In May, the contribution thresholds in England and Wales for 2023/24 were revised following responses to the consultation that raised concerns about the calculations.

Earlier this year, changes were made to the GP pension scheme as part of the Spring budget, aimed at retaining doctors.

The changes were:

  • The Lifetime Allowance charge will be removed before being abolished altogether, ‘removing barriers to remaining in work and simplifying the tax system by taking thousands out of the complexity of pension tax.’
  • The Annual Allowance will be increased from £40,000 to £60,000, in order to ‘incentivise highly-skilled workers to remain in the labour market.’

According to new data analysis, the number of NHS staff members opting out of their pension scheme due to lifetime or annual allowance tax reasons has almost halved following changes in the Spring Budget.

The changes in full:

Proposed NHS Pension Scheme member contribution threshold structure from 1 April 2024 to 31 March 2028 (before any future increases in thresholds in those years)

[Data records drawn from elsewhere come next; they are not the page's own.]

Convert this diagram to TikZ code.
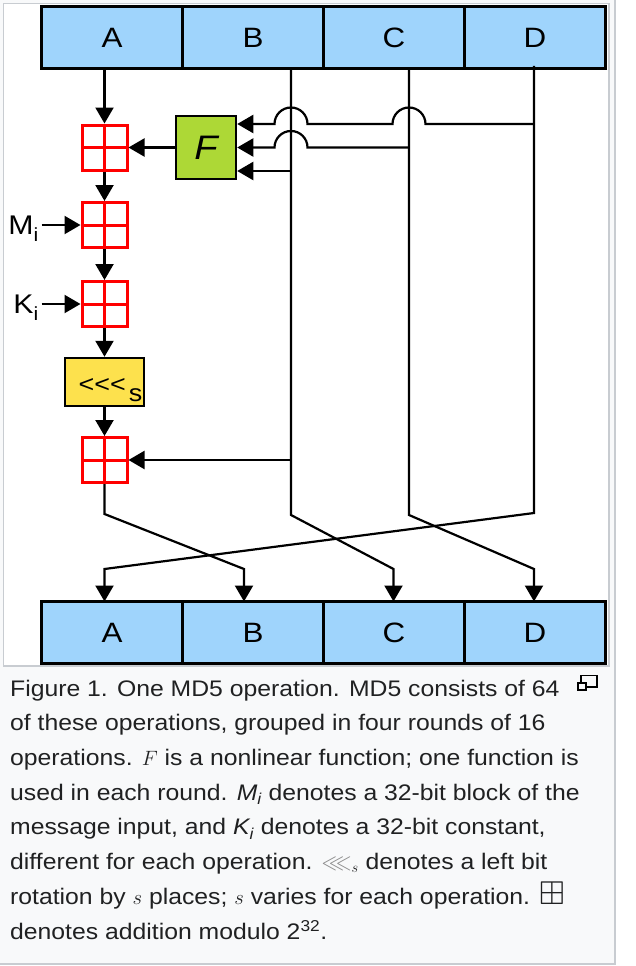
\documentclass[tikz,border=0pt]{standalone}
\usepackage{fontspec}
\usepackage{amssymb}
\setmainfont{Liberation Sans}[FakeStretch=1.12]
\newfontfamily\capfont{Liberation Sans}[FakeStretch=1.1]
\usetikzlibrary{positioning,calc,arrows.meta}
\definecolor{txt}{HTML}{202122}
\definecolor{regF}{HTML}{9FD4FC}
\definecolor{fnF}{HTML}{ADD836}
\definecolor{rotF}{HTML}{FDE14D}
\definecolor{addB}{HTML}{FF0000}
\definecolor{capF}{HTML}{F8F9FA}
\definecolor{capB}{HTML}{C8CCD1}

\begin{document}
\begin{tikzpicture}[x=1pt,y=-1pt,
  font=\fontsize{28}{28}\selectfont,
  >={Triangle[length=16pt,width=18pt]},
  flow/.style={draw,line width=2.2pt,->},
  reg/.style={rectangle,line width=2.5pt,fill=regF,draw=black,outer sep=0pt,inner sep=0pt,minimum width=141pt,minimum height=62pt},
  adder/.style={rectangle,draw=addB,line width=3pt,minimum size=45pt,inner sep=0pt,
    path picture={\draw[addB,line width=3pt] (path picture bounding box.north) -- (path picture bounding box.south)
      (path picture bounding box.west) -- (path picture bounding box.east);}},
  fn/.style={rectangle,line width=2.5pt,fill=fnF,draw=black,minimum width=60pt,minimum height=63pt,inner sep=0pt,font=\fontsize{34}{34}\selectfont\itshape},
  rot/.style={rectangle,line width=2.5pt,fill=rotF,draw=black,minimum width=79pt,minimum height=48pt,inner sep=0pt,text height=20pt,text depth=0pt,font=\fontsize{24}{24}\selectfont},
  inp/.style={inner sep=3pt,text depth=0pt,font=\fontsize{27}{27}\selectfont},
  capt/.style={align=left,inner sep=0pt,text=txt,font=\capfont\fontsize{22.5}{34.7}\selectfont},
  ]

% ---- frame ----
\fill[white] (0,0) rectangle (636,966);
\useasboundingbox (0,0) rectangle (636,966);
\draw[capB,fill=capF,line width=2pt] (-1,-1) rectangle (615,964);
\draw[capB,fill=white,line width=1.5pt] (3.5,3.5) rectangle (609,666);

% ---- registers ----
\node[reg] (iA) at (112,37.5) {A};
\node[reg,right=0pt of iA] (iB) {B};
\node[reg,right=0pt of iB] (iC) {C};
\node[reg,right=0pt of iC] (iD) {D};
\node[reg] (oA) at (112,632.5) {A};
\node[reg,right=0pt of oA] (oB) {B};
\node[reg,right=0pt of oB] (oC) {C};
\node[reg,right=0pt of oC] (oD) {D};

% ---- main chain ----
\node[adder] (add1) at (104.5,147.5) {};
\node[adder] (add2) at (104.5,225) {};
\node[adder] (add3) at (104.5,304) {};
\node[rot] (rot) at (104.5,382) {\hspace*{12pt}\textless\kern0pt\textless\kern0pt\textless\kern3pt\raisebox{-9pt}{s}};
\node[adder] (add4) at (104.5,460) {};
\node[fn] (F) at (206,147.5) {F};
\node[inp,left=39pt of add2] (mi) {M\raisebox{-7pt}{\fontsize{19}{19}\selectfont i}};
\node[inp,left=39pt of add3] (ki) {K\raisebox{-7pt}{\fontsize{19}{19}\selectfont i}};

\draw[flow] (add1 |- iA.south) -- (add1);
\draw[flow] (F) -- (add1);
\draw[flow] (add1) -- (add2);
\draw[flow] (add2) -- (add3);
\draw[flow] (add3) -- (rot);
\draw[flow] (rot) -- (add4);
\draw[flow] (mi) -- (add2);
\draw[flow] (ki) -- (add3);

% ---- taps into F (with jumps) ----
\coordinate (bTop) at (291,68.5);
\coordinate (cTop) at (409,68.5);
\coordinate (dTop) at (534,66);
\coordinate (jB) at ([xshift=16.5pt]bTop);
\coordinate (jC) at ([xshift=16.5pt]cTop);
\coordinate (inT) at ([yshift=23.5pt]F.east);
\coordinate (inM) at (F.east);
\coordinate (inB) at ([yshift=-23.5pt]F.east);

\draw[flow] (dTop |- inT) -- (jC |- inT) arc[start angle=0,end angle=180,radius=16.5pt]
  -- (jB |- inT) arc[start angle=0,end angle=180,radius=16.5pt] -- (inT);
\draw[flow] (cTop |- inM) -- (jB |- inM) arc[start angle=0,end angle=180,radius=16.5pt] -- (inM);
\draw[flow] (bTop |- inB) -- (inB);
\draw[flow] (bTop |- add4) -- (add4);

% ---- permutation to output ----
\coordinate (aK1) at (104.5,514);
\coordinate (aK2) at (244,569);
\coordinate (bK1) at (291,515);
\coordinate (bK2) at (393.5,569);
\coordinate (cK1) at (409,515);
\coordinate (cK2) at (534,569);
\coordinate (dK1) at (534,513);
\coordinate (dK2) at (104.5,569);

\draw[flow] (add4) -- (aK1) -- (aK2) -- (aK2 |- oB.north);
\draw[flow] (bTop) -- (bK1) -- (bK2) -- (bK2 |- oC.north);
\draw[flow] (cTop) -- (cK1) -- (cK2) -- (cK2 |- oD.north);
\draw[flow] (dTop) -- (dK1) -- (dK2) -- (dK2 |- oA.north);

% ---- caption ----
\node[capt,anchor=base west] (cap) at (10,939) {Figure 1. One MD5 operation. MD5 consists of 64\\
of these operations, grouped in four rounds of 16\\
operations. $F$ is a nonlinear function; one function is\\
used in each round. \textit{M\textsubscript{i}} denotes a 32-bit block of the\\
message input, and \textit{K\textsubscript{i}} denotes a 32-bit constant,\\
different for each operation. $\textcolor{black!45}{\lll}_s$ denotes a left bit\\
rotation by $s$ places; $s$ varies for each operation. {\fontsize{33}{33}\selectfont$\boxplus$}\\
denotes addition modulo 2\textsuperscript{32}.};
\draw[line width=1.3pt] (581,675.5) rectangle (597,687);
\draw[line width=1.3pt,fill=capF] (578,683) rectangle (586,690);

\end{tikzpicture}
\end{document}
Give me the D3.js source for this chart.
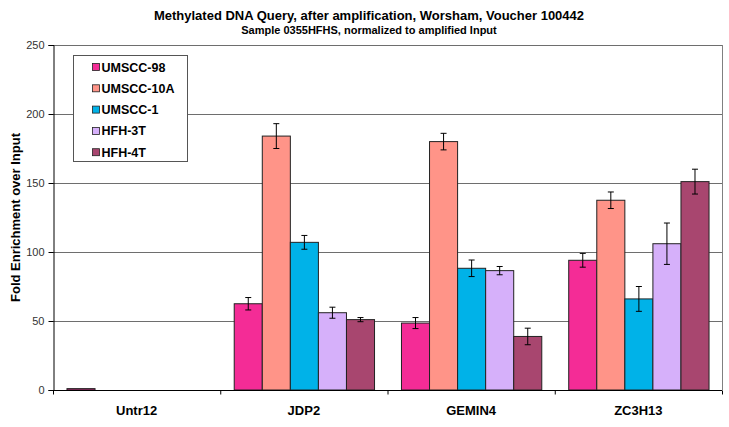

Pensionable earnings thresholds Contribution rate from 1 April 2024
Up to £13,246 5.2%
£13,247 to £25,146 6.5%
£25,147 to £30,638 8.3%
£30,639 to £45,996 9.8%
£45,997 to £58,972 10.7%
£58,973 and above 12.5%

Member contribution structure since 1 October 2022

Tier Pensionable earnings (rounded down to the nearest pound) Contribution rate from 1 April 2023
1 Up to £13,246 5.1%
2 £13,247 to £17,673 5.7%
3 £17,674 to £24,022 6.1%
4 £24,023 to £25,146 6.8%
5 £25,147 to £29,635 7.7%
6 £29,636 to £30,638 8.8%
7 £30,639 to £45,996 9.8%
8 £45,997 to £51,708 10.0%
9 £51,709 to £58,972 11.6%
10 £58,973 to £75,632 12.5%
11 £75,633 and above 13.5%

Source: DHSC



Please note, only GPs are permitted to add comments to articles

David Church 6 November, 2023 1:09 pm

Well, I dunno, but if it was me organising this, I think I would have used slightly more, smaller, steps, and a lot rounder figures! but who would want it simplified?

paul cundy 7 November, 2023 3:44 pm

Dear All,
Oh dear guys read it all in full, you are being hoodwinked. As partners you’ll personally be paying less “employee” contributions (so more profit to be taxed) but as employers of other employees your employer contributions to their pensions will be going up. Which do you think will be larger, the 1% reduction in partner’s personal pensions earnings contributions or the 1% increase across the board increase in the employers pension contributions you’ll have to fund from profits?